The Venetian civil servant Giovanni Battista Ramusio (1485-1557) began collecting travel reports in the early decades of the sixteenth century, using a vast network of informers and agents particularly active in Iberian overseas circles. In 1550 he published in Venice the first volume of the Navigationi et viaggi, a large collection of travel reports that became immediately renowned throughout Europe. In addition to the standard accounts, Ramusio’s collection included many previously unknown reports of geographical exploration in Africa, Asia, and the Americas, translated from Portuguese and Spanish sources. In the following years, the first volume was repeatedly reissued; the publication of two other volumes in 1556 and 1559, made the Navigationi the largest and most comprehensive European collection of travel literature in print. RML
16. Goa in Jan Huygen van Linschoten, Itinerario, voyage ofte schipvaert, van Ian Huygen van Linschoten naer Oost ofte Portugaels Indien, Amsterdam, 1596.

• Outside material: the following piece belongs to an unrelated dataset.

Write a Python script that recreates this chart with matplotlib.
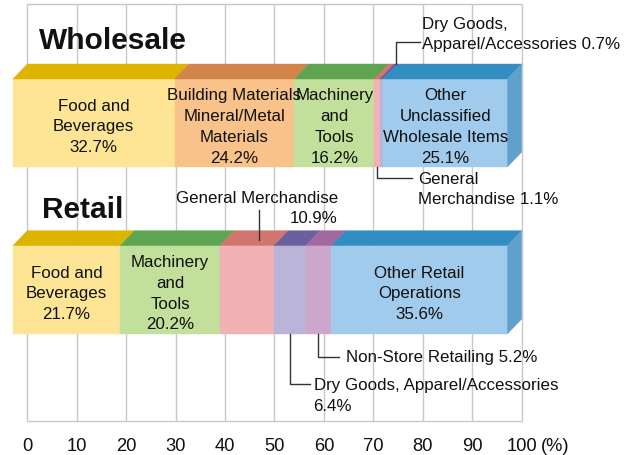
import matplotlib
matplotlib.use("Agg")
import matplotlib.pyplot as plt
from matplotlib.patches import Polygon
import numpy as np

# ---------------- data ----------------
wholesale_keys = ["food", "building", "machinery", "general", "dry", "other"]
wholesale_labels = ["Food and\nBeverages", "Building Materials\nMineral/Metal\nMaterials",
                    "Machinery\nand\nTools", None, None,
                    "Other\nUnclassified\nWholesale Items"]
wholesale_vals = [32.7, 24.2, 16.2, 1.1, 0.7, 25.1]

retail_keys = ["food", "machinery", "general", "dry", "nonstore", "other"]
retail_labels = ["Food and\nBeverages", "Machinery\nand\nTools", None, None, None,
                 "Other Retail\nOperations"]
retail_vals = [21.7, 20.2, 10.9, 6.4, 5.2, 35.6]

xticks = [0, 10, 20, 30, 40, 50, 60, 70, 80, 90, 100]

front_colors = {"food": "#FDE595", "building": "#F8C28A", "machinery": "#C2DF9B",
                "general": "#F2B1B4", "dry": "#B9B4D8", "nonstore": "#CDA6CB",
                "other": "#A1CBEC"}
top_colors = {"food": "#DDB500", "building": "#D48448", "machinery": "#5FA551",
              "general": "#D17570", "dry": "#6C5F9E", "nonstore": "#A1699E",
              "other": "#328EC2"}
side_color = "#60A0CD"

# ---------------- layout ----------------
W, H = 640, 456
S = 4.944            # px per percent
X0 = 27.3            # px of 0 %
fig = plt.figure(figsize=(W / 100, H / 100), dpi=100)
ax = fig.add_axes([0, 0, 1, 1])
ax.set_xlim(-X0 / S, (W - X0) / S)
ax.set_ylim(H, 0)
ax.axis("off")

FONT = ["Liberation Sans", "DejaVu Sans"]
plt.rcParams["font.family"] = FONT

DX = 14.4 / S        # depth (horizontal), in %
GRID_TOP, GRID_BOT = 5, 422
gc = "#C8C8C8"
ax.vlines(xticks, GRID_TOP, GRID_BOT, colors=gc, lw=1.0, zorder=1)
ax.hlines([GRID_TOP, GRID_BOT], xticks[0], xticks[-1], colors=gc, lw=1.0, zorder=1)

TXT = "#111111"
for t in xticks:
    ax.text(t, 447, str(t), ha="center", va="center", fontsize=13.2, color=TXT)
ax.text(xticks[-1] + 19 / S, 447, "(%)", ha="left", va="center", fontsize=13.2, color=TXT)

LS = 1.48


def draw_bar(vals, keys, labels, y_back, y_top, y_bot):
    cum = np.concatenate([[0], np.cumsum(vals)])
    for i, (v, k) in enumerate(zip(vals, keys)):
        a, b = cum[i] - DX, cum[i + 1] - DX
        ax.add_patch(Polygon([(a, y_bot), (b, y_bot), (b, y_top), (a, y_top)],
                             closed=True, fc=front_colors[k], ec=front_colors[k],
                             lw=0.3, zorder=3))
        ax.add_patch(Polygon([(a, y_top), (b, y_top), (b + DX, y_back), (a + DX, y_back)],
                             closed=True, fc=top_colors[k], ec=top_colors[k],
                             lw=0.3, zorder=3))
        if i == len(vals) - 1:
            ax.add_patch(Polygon([(b, y_top), (b + DX, y_back), (b + DX, y_bot - (y_top - y_back)),
                                  (b, y_bot)], closed=True, fc=side_color, ec=side_color,
                                 lw=0.3, zorder=3))
        if labels[i]:
            ax.text((a + b) / 2, (y_top + y_bot) / 2 + 3, f"{labels[i]}\n{v}%",
                    ha="center", va="center", multialignment="center",
                    fontsize=12.2, linespacing=LS, color=TXT, zorder=5)
    return cum


wc = draw_bar(wholesale_vals, wholesale_keys, wholesale_labels, 65, 80, 168)
rc = draw_bar(retail_vals, retail_keys, retail_labels, 231.7, 246.7, 335)

ax.text(2.3, 49, "Wholesale", fontsize=21.5, fontweight="bold", ha="left", va="baseline",
        color=TXT)
ax.text(3.0, 218, "Retail", fontsize=21.5, fontweight="bold", ha="left", va="baseline",
        color=TXT)

lc = "#333333"
lw = 1.0
fs = 12.2


def center(cum, i):
    return (cum[i] + cum[i + 1]) / 2


# Wholesale: Dry goods (top face, upward)
x = center(wc, 4)
ax.plot([x, x, 79.4], [65, 42.5, 42.5], color=lc, lw=lw, zorder=4)
ax.text(79.9, 34.5, f"Dry Goods,\nApparel/Accessories {wholesale_vals[4]}%", ha="left",
        va="center", fontsize=fs, linespacing=LS, color=TXT)

# Wholesale: General merchandise (front, downward)
x = center(wc, 3) - DX
ax.plot([x, x, 77.8], [168, 179, 179], color=lc, lw=lw, zorder=4)
ax.text(79.1, 189.5, f"General\nMerchandise {wholesale_vals[3]}%", ha="left",
        va="center", fontsize=fs, linespacing=LS, color=TXT)

# Retail: General merchandise (top face, upward)
x = center(rc, 2) - 0.4
ax.plot([x, x], [241, 211], color=lc, lw=lw, zorder=4)
ax.text(62.8, 208.5, f"General Merchandise\n{retail_vals[2]}%", ha="right",
        multialignment="right", va="center", fontsize=fs, linespacing=LS, color=TXT)

# Retail: Non-store (front, downward)
x = center(rc, 4) - DX
ax.plot([x, x, 63.0], [335, 358, 358], color=lc, lw=lw, zorder=4)
ax.text(64.5, 358, f"Non-Store Retailing {retail_vals[4]}%", ha="left", va="center",
        fontsize=fs, color=TXT)

# Retail: Dry goods (front, downward)
x = center(rc, 3) - DX
ax.plot([x, x, 57.2], [335, 385, 385], color=lc, lw=lw, zorder=4)
ax.text(57.9, 396, f"Dry Goods, Apparel/Accessories\n{retail_vals[3]}%", ha="left",
        va="center", fontsize=fs, linespacing=LS, color=TXT)

fig.savefig("out.png", dpi=100)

The Dutch traveler Jan Huygen van Linschoten (1562-1611) lived in Goa on the west coast of India between 1583 and 1588, where he acted as secretary to the Portuguese archbishop Dom Vicente da Fonseca. After he returned to the Low Countries, in 1592 he collaborated with the Dutch scholar, Berent ten Broecke (also known as Bernardus Paludanus), to write a series of accounts of the Indies using his vast first-hand experience as well as a number of Iberian maps, books, and manuscripts he had collected during his travels. All of Linschoten’s works circulated widely and were repeatedly reissued and translated in Europe, but the most famous is the celebrated Itinerario, first published in 1596. It describes all of maritime Asia from Mozambique to Japan and is illustrated by three maps and thirty-six colored engravings made from original drawings by Linschoten. The one shown here, depicting the rua direita of Goa, is one of the most interesting and well-known engravings of the series. RML
17. Theodor de Bry, Grands voyages, Part III. German, Frankfurt, 1593.
A Tupinamba settlement in Brazil according to the account of Hans Staden.
18. “Chorographia nobilis & opulentae Peruanae Provinciae atque Brasilae.” In: Theodor de Bry, Grands voyages, Part III. Latin, Frankfurt, 1605.